### What this task involves
Leaving out all pictures, reproduce the entries below exactly, from the first line through the line that contains "cross_r = [-11.7, 12]".

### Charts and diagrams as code
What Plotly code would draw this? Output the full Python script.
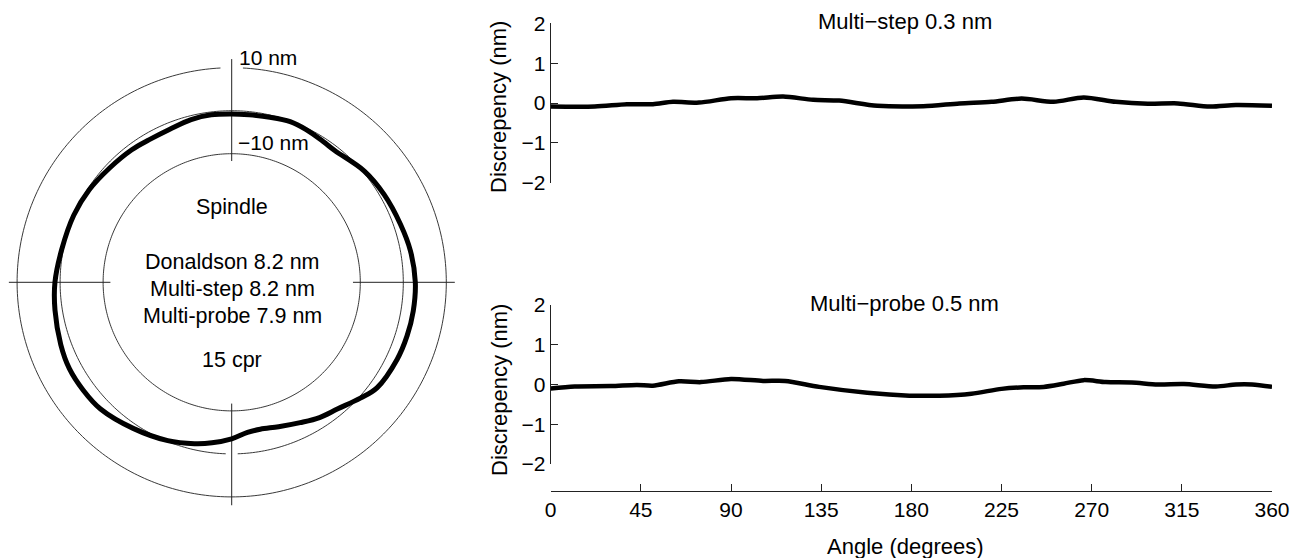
import plotly.graph_objects as go

# The page is shown with the browser's default 8 px body margin, so the
# figure is sized to the remaining area and positions are offset by 8 px.
OFF = 8
W, H = 1298 - OFF, 558 - OFF
FONT = "Liberation Sans, Arial, Helvetica, sans-serif"

# ---------------- data ----------------
# Spindle error profile (polar plot), angle in degrees, error in nm
profile_theta = [0, 10, 19, 30, 40, 52, 57, 64, 70, 77, 84, 90, 97, 104, 112, 120,
                 127, 137, 147, 157, 169, 180, 189, 200, 208, 216, 224, 236, 248,
                 257, 263, 270, 276, 281, 288, 296, 303, 310, 318, 324, 335, 343,
                 351, 360]
profile_err = [2.8, 2.3, 1.6, 1.0, 0.35, -1.0, -0.86, -0.4, -0.15, -0.5, -0.74,
               -0.74, -0.65, -0.9, -1.5, -1.6, -1.3, -1.0, -0.4, 0.0, 0.35, 1.2,
               1.7, 2.4, 2.85, 2.77, 2.5, 1.07, -0.2, -1.4, -2.3, -3.5, -4.8, -5.1,
               -4.6, -3.6, -2.4, -1.5, 0.35, 1.85, 2.53, 2.74, 2.84, 2.8]

ref_circles = [-10, 0, 10]          # nm reference circles
circle_gaps = {10: (87, 93), 0: (268, 272)}   # small breaks seen in the circles
cross_angles = [0, 90, 180, 270]    # crosshair directions
cross_r = [-11.7, 12]               # crosshair extent (nm)

# Multi-step discrepancy
ms_angle = [0, 22, 38, 51, 61, 74, 90, 103, 116, 131, 144, 163, 186, 204, 220,
            235, 251, 266, 282, 298, 313, 329, 342, 360]
ms_disc = [-0.09, -0.09, -0.03, -0.03, 0.03, 0.01, 0.12, 0.12, 0.16, 0.08, 0.06,
           -0.07, -0.08, -0.01, 0.03, 0.11, 0.03, 0.14, 0.03, -0.02, -0.01, -0.09,
           -0.05, -0.07]

# Multi-probe discrepancy
mp_angle = [0, 12, 30, 43, 51, 64, 75, 90, 106, 117, 134, 158, 179, 194, 210, 225,
            236, 246, 256, 266, 277, 290, 303, 316, 332, 342, 350, 360]
mp_disc = [-0.1, -0.05, -0.04, -0.01, -0.03, 0.08, 0.06, 0.14, 0.09, 0.09, -0.06,
           -0.21, -0.28, -0.28, -0.23, -0.11, -0.07, -0.06, 0.02, 0.11, 0.06, 0.05,
           0.0, 0.01, -0.05, 0.0, 0.0, -0.06]

x_ticks = [0, 45, 90, 135, 180, 225, 270, 315, 360]
y_ticks = [-2, -1, 0, 1, 2]

# ---------------- helpers (screen pixel -> paper) ----------------
def px(x):
    return (x - OFF) / W

def py(y):
    return 1 - (y - OFF) / H

fig = go.Figure()

for rc in ref_circles:
    g0, g1 = circle_gaps.get(rc, (None, None))
    th, rr = [], []
    for t in range(0, 361):
        if g0 is not None and g0 < t < g1:
            if th and th[-1] is not None:
                th.append(None)
                rr.append(None)
            continue
        th.append(t)
        rr.append(rc)
    fig.add_trace(go.Scatterpolar(theta=th, r=rr, mode="lines", connectgaps=False,
                                  line=dict(color="#222", width=0.9),
                                  hoverinfo="skip", showlegend=False, subplot="polar"))
for a in cross_angles:
    fig.add_trace(go.Scatterpolar(theta=[a, a], r=cross_r, mode="lines",
                                  line=dict(color="#222", width=1),
                                  hoverinfo="skip", showlegend=False, subplot="polar"))
fig.add_trace(go.Scatterpolar(theta=profile_theta, r=profile_err, mode="lines",
                              line=dict(color="black", width=5, shape="spline", smoothing=1),
                              showlegend=False, subplot="polar"))

fig.add_trace(go.Scatter(x=ms_angle, y=ms_disc, mode="lines",
                         line=dict(color="black", width=4.5, shape="spline", smoothing=0.8),
                         showlegend=False, xaxis="x", yaxis="y"))
fig.add_trace(go.Scatter(x=mp_angle, y=mp_disc, mode="lines",
                         line=dict(color="black", width=4.5, shape="spline", smoothing=0.8),
                         showlegend=False, xaxis="x2", yaxis="y2"))

# polar geometry (screen px): center (231.7, 282.3), radius 223.2 px
cx, cy, R = 231.7, 282.3, 223.2
polar = dict(
    domain=dict(x=[max(0, px(cx - R)), px(cx + R)], y=[py(cy + R), py(cy - R)]),
    bgcolor="white",
    radialaxis=dict(range=[-39.9, 12], visible=False, showgrid=False, showline=False),
    angularaxis=dict(visible=False, showgrid=False, showline=False,
                     rotation=0, direction="counterclockwise"),
)

x0p, x1p = 550.7, 1272.0
axis_common = dict(showgrid=False, zeroline=False, showline=True, linecolor="#222",
                   linewidth=1, ticks="inside", ticklen=7, tickcolor="#222",
                   automargin=False,
                   tickfont=dict(family=FONT, size=21, color="black"))

layout = dict(
    width=W, height=H,
    margin=dict(l=0, r=0, t=0, b=0, pad=0, autoexpand=False),
    paper_bgcolor="white", plot_bgcolor="white",
    polar=polar,
    xaxis=dict(domain=[px(x0p), px(x1p)], range=[0, 360], visible=False, anchor="y"),
    yaxis=dict(domain=[py(182.7), py(23.3)], range=[-2, 2], tickvals=y_ticks,
               anchor="x", **axis_common),
    xaxis2=dict(domain=[px(x0p), px(x1p)], range=[0, 360], tickvals=x_ticks,
                anchor="free", position=py(490.7), **axis_common),
    yaxis2=dict(domain=[py(464), py(305)], range=[-2, 2], tickvals=y_ticks,
                anchor="x2", **axis_common),
    showlegend=False,
)
fig.update_layout(**layout)

def ann(text, x, y, xanchor="center", size=21.5, angle=0):
    fig.add_annotation(text=text, x=px(x), y=py(y), xref="paper", yref="paper",
                       xanchor=xanchor, yanchor="middle", showarrow=False,
                       textangle=angle, font=dict(family=FONT, size=size, color="black"))

# polar labels
ann("10 nm", 237, 57, xanchor="left", size=21)
ann("\u221210 nm", 236, 142, xanchor="left", size=21)
ann("Spindle", 232, 207)
ann("Donaldson 8.2 nm", 232, 262)
ann("Multi-step 8.2 nm", 232, 289)
ann("Multi-probe 7.9 nm", 232, 316)
ann("15 cpr", 232, 360)

# right chart labels
ann("Multi\u2212step 0.3 nm", 905, 21, size=22)
ann("Multi\u2212probe 0.5 nm", 904, 303, size=22)
ann("Angle (degrees)", 906, 546, size=22)
ann("Discrepency (nm)", 499, 107, angle=-90, size=22)
ann("Discrepency (nm)", 499, 390, angle=-90, size=22)

fig.write_html("out.html")
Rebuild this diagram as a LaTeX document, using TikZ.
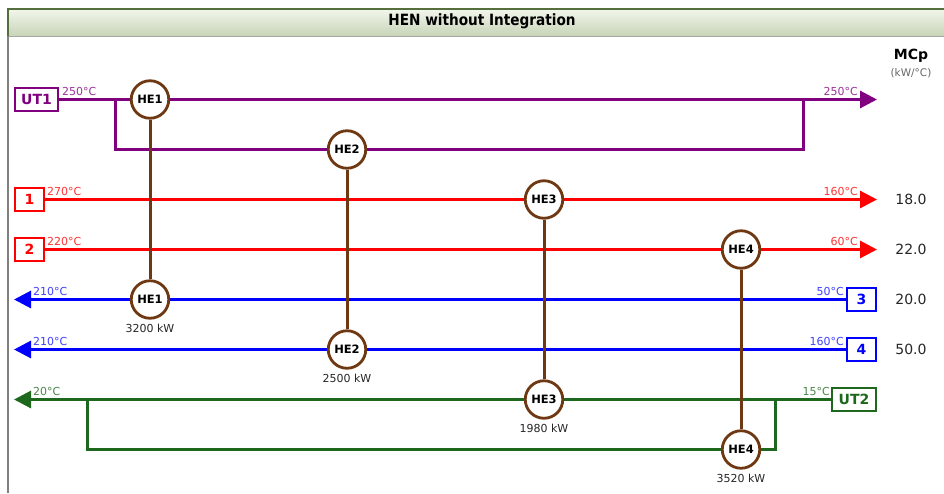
\documentclass[tikz,border=0pt]{standalone}
\usepackage{fontspec}
\setmainfont{DejaVu Sans}
\newfontfamily\titlefont{DejaVu Sans}[FakeStretch=0.88]
\usetikzlibrary{arrows.meta,backgrounds}
\definecolor{cpur}{RGB}{128,0,128}
\definecolor{cred}{RGB}{255,0,0}
\definecolor{cblu}{RGB}{0,0,255}
\definecolor{cgrn}{RGB}{30,104,30}
\definecolor{cbrn}{RGB}{110,56,18}
\definecolor{tbtop}{RGB}{242,246,236}
\definecolor{tbbot}{RGB}{200,212,184}
\definecolor{tbline}{RGB}{84,110,60}
\tikzset{
  sline/.style={line width=3pt},
  sbox/.style={draw,line width=2.2pt,fill=white,inner sep=0pt,minimum height=23pt,font=\fontsize{14}{14}\selectfont\bfseries},
  hex/.style={circle,draw=cbrn,line width=2.8pt,fill=white,minimum size=37.5pt,inner sep=0pt,font=\fontsize{11.5}{11.5}\selectfont\bfseries},
  tlab/.style={inner sep=0pt,font=\fontsize{11}{11}\selectfont},
  duty/.style={inner sep=0pt,font=\fontsize{11}{11}\selectfont,text=black!85},
  mcp/.style={inner sep=0pt,font=\fontsize{14}{14}\selectfont,text=black!85},
  link/.style={draw=cbrn,line width=3pt},
  arr/.style={-{Triangle[length=17pt,width=17pt]}},
}
\begin{document}
\begin{tikzpicture}[x=1pt,y=-1pt]
\useasboundingbox (0,0) rectangle (944,493);
\begin{scope}[on background layer]
\fill[white] (0,0) rectangle (944,493);
\end{scope}
% title bar
\shade[top color=tbtop,bottom color=tbbot] (8,9) rectangle (944,36);
\draw[tbline,line width=1.2pt] (8,36) -- (8,9) -- (944,9);
\draw[gray!70,line width=0.8pt] (8,36) -- (944,36);
\draw[gray,line width=1.2pt] (8,36) -- (8,493);
\node[inner sep=0pt,font=\titlefont\fontsize{15.5}{15.5}\selectfont\bfseries] (title) at (482,21) {HEN without Integration};
% MCp header
\node[inner sep=0pt,font=\fontsize{14}{14}\selectfont\bfseries] (mcph) at (911,56) {MCp};
\node[inner sep=0pt,font=\fontsize{10.5}{10.5}\selectfont,text=black!60] (mcpu) at (911,73) {(kW/°C)};
% stream boxes
\node[sbox,draw=cpur,text=cpur,minimum width=43pt] (ut1) at (36.5,99.5) {UT1};
\node[sbox,draw=cred,text=cred,minimum width=29pt] (s1) at (29.5,199.5) {1};
\node[sbox,draw=cred,text=cred,minimum width=29pt] (s2) at (29.5,249.5) {2};
\node[sbox,draw=cblu,text=cblu,minimum width=29pt] (s3) at (861.5,299.5) {3};
\node[sbox,draw=cblu,text=cblu,minimum width=29pt] (s4) at (861.5,349.5) {4};
\node[sbox,draw=cgrn,text=cgrn,minimum width=44pt] (ut2) at (854,399.5) {UT2};
% stream ends
\coordinate (e0) at (877,99.5);
\coordinate (e1) at (877,199.5);
\coordinate (e2) at (877,249.5);
\coordinate (e3) at (14,299.5);
\coordinate (e4) at (14,349.5);
\coordinate (e5) at (14,399.5);
% branch points
\coordinate (b0a) at (115,99.5);
\coordinate (b0b) at (115,149.5);
\coordinate (b0c) at (803,149.5);
\coordinate (b0d) at (803,99.5);
\coordinate (b5a) at (87,399.5);
\coordinate (b5b) at (87,449.5);
\coordinate (b5c) at (775,449.5);
\coordinate (b5d) at (775,399.5);
% heat exchangers
\node[hex] (he1h) at (150,99.5) {HE1};
\node[hex] (he2h) at (347,149.5) {HE2};
\node[hex] (he3h) at (544,199.5) {HE3};
\node[hex] (he4h) at (741,249.5) {HE4};
\node[hex] (he1c) at (150,299.5) {HE1};
\node[hex] (he2c) at (347,349.5) {HE2};
\node[hex] (he3c) at (544,399.5) {HE3};
\node[hex] (he4c) at (741,449.5) {HE4};
\begin{scope}[on background layer]
\draw[sline,cpur,arr] (ut1) -- (e0);
\draw[sline,cpur] (b0a) -- (b0b) -- (b0c) -- (b0d);
\draw[sline,cred,arr] (s1) -- (e1);
\draw[sline,cred,arr] (s2) -- (e2);
\draw[sline,cblu,arr] (s3) -- (e3);
\draw[sline,cblu,arr] (s4) -- (e4);
\draw[sline,cgrn,arr] (ut2) -- (e5);
\draw[sline,cgrn] (b5a) -- (b5b) -- (b5c) -- (b5d);
\end{scope}
\draw[link] (he1h) -- (he1c);
\draw[link] (he2h) -- (he2c);
\draw[link] (he3h) -- (he3c);
\draw[link] (he4h) -- (he4c);
% temperatures
\node[tlab,text=cpur!80,anchor=south west] (t0l) at (62,96) {250°C};
\node[tlab,text=cpur!80,anchor=south east] (t0r) at (858,96) {250°C};
\node[tlab,text=cred!80,anchor=south west] (t1l) at (47,196) {270°C};
\node[tlab,text=cred!80,anchor=south east] (t1r) at (858,196) {160°C};
\node[tlab,text=cred!80,anchor=south west] (t2l) at (47,246) {220°C};
\node[tlab,text=cred!80,anchor=south east] (t2r) at (858,246) {60°C};
\node[tlab,text=cblu!75,anchor=south west] (t3l) at (33,296) {210°C};
\node[tlab,text=cblu!75,anchor=south east] (t3r) at (844,296) {50°C};
\node[tlab,text=cblu!75,anchor=south west] (t4l) at (33,346) {210°C};
\node[tlab,text=cblu!75,anchor=south east] (t4r) at (844,346) {160°C};
\node[tlab,text=cgrn!80,anchor=south west] (t5l) at (33,396) {20°C};
\node[tlab,text=cgrn!80,anchor=south east] (t5r) at (830,396) {15°C};
% duties
\node[duty] (d1) at (150,328) {3200 kW};
\node[duty] (d2) at (347,378) {2500 kW};
\node[duty] (d3) at (544,428) {1980 kW};
\node[duty] (d4) at (741,478) {3520 kW};
% MCp values
\node[mcp] (m1) at (911,199.5) {18.0};
\node[mcp] (m2) at (911,249.5) {22.0};
\node[mcp] (m3) at (911,299.5) {20.0};
\node[mcp] (m4) at (911,349.5) {50.0};
\end{tikzpicture}
\end{document}
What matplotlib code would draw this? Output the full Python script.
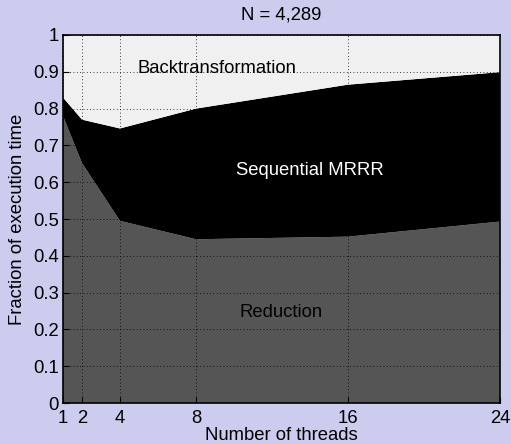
import matplotlib.pyplot as plt

# execution time breakdown, fraction of total (stacked)
threads = [1, 2, 4, 8, 16, 24]
reduction = [0.78, 0.652, 0.495, 0.445, 0.452, 0.493]
mrrr = [0.05, 0.118, 0.251, 0.355, 0.413, 0.406]
backtrans = [0.17, 0.23, 0.254, 0.20, 0.135, 0.101]

plt.rcParams['font.family'] = ['Liberation Sans', 'DejaVu Sans']
plt.rcParams['font.size'] = 13.3

fig = plt.figure(figsize=(5.11, 4.44), dpi=100, facecolor='#ccccee')
ax = fig.add_axes([0.1233, 0.0923, 0.855, 0.8289])

ax.stackplot(threads, reduction, mrrr, backtrans,
             colors=['#555555', '#000000', '#f0f0f0'], linewidth=0)

ax.set_xlim(1, 24)
ax.set_ylim(0, 1)
ax.set_xticks(threads)
ax.set_yticks([i / 10 for i in range(11)])
ax.set_yticklabels(['0', '0.1', '0.2', '0.3', '0.4', '0.5', '0.6', '0.7', '0.8', '0.9', '1'])
ax.tick_params(direction='in', length=4, width=0.8, colors='black')
ax.tick_params(axis='x', pad=5)
ax.tick_params(axis='y', pad=3)
ax.grid(True, color='black', linestyle=(0, (1, 3)), linewidth=0.6)
ax.set_axisbelow(False)
for s in ax.spines.values():
    s.set_linewidth(1.2)

ax.text(9.1, 0.91, 'Backtransformation', ha='center', va='center', color='black')
ax.text(14.0, 0.633, 'Sequential MRRR', ha='center', va='center', color='white')
ax.text(12.47, 0.245, 'Reduction', ha='center', va='center', color='black')

ax.set_title('N = 4,289', fontsize=13.3, pad=11)
ax.set_xlabel('Number of threads', labelpad=0)
ax.set_ylabel('Fraction of execution time', labelpad=5)

fig.savefig('out.png', dpi=100, facecolor=fig.get_facecolor())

### Written reply
What Plotly code would draw this? Output the full Python script.
import plotly.graph_objects as go

# The page is shown with the browser's default 8 px body margin, so the
# figure is sized to the remaining area and positions are offset by 8 px.
OFF = 8
W, H = 1298 - OFF, 558 - OFF
FONT = "Liberation Sans, Arial, Helvetica, sans-serif"

# ---------------- data ----------------
# Spindle error profile (polar plot), angle in degrees, error in nm
profile_theta = [0, 10, 19, 30, 40, 52, 57, 64, 70, 77, 84, 90, 97, 104, 112, 120,
                 127, 137, 147, 157, 169, 180, 189, 200, 208, 216, 224, 236, 248,
                 257, 263, 270, 276, 281, 288, 296, 303, 310, 318, 324, 335, 343,
                 351, 360]
profile_err = [2.8, 2.3, 1.6, 1.0, 0.35, -1.0, -0.86, -0.4, -0.15, -0.5, -0.74,
               -0.74, -0.65, -0.9, -1.5, -1.6, -1.3, -1.0, -0.4, 0.0, 0.35, 1.2,
               1.7, 2.4, 2.85, 2.77, 2.5, 1.07, -0.2, -1.4, -2.3, -3.5, -4.8, -5.1,
               -4.6, -3.6, -2.4, -1.5, 0.35, 1.85, 2.53, 2.74, 2.84, 2.8]

ref_circles = [-10, 0, 10]          # nm reference circles
circle_gaps = {10: (87, 93), 0: (268, 272)}   # small breaks seen in the circles
cross_angles = [0, 90, 180, 270]    # crosshair directions
cross_r = [-11.7, 12]               # crosshair extent (nm)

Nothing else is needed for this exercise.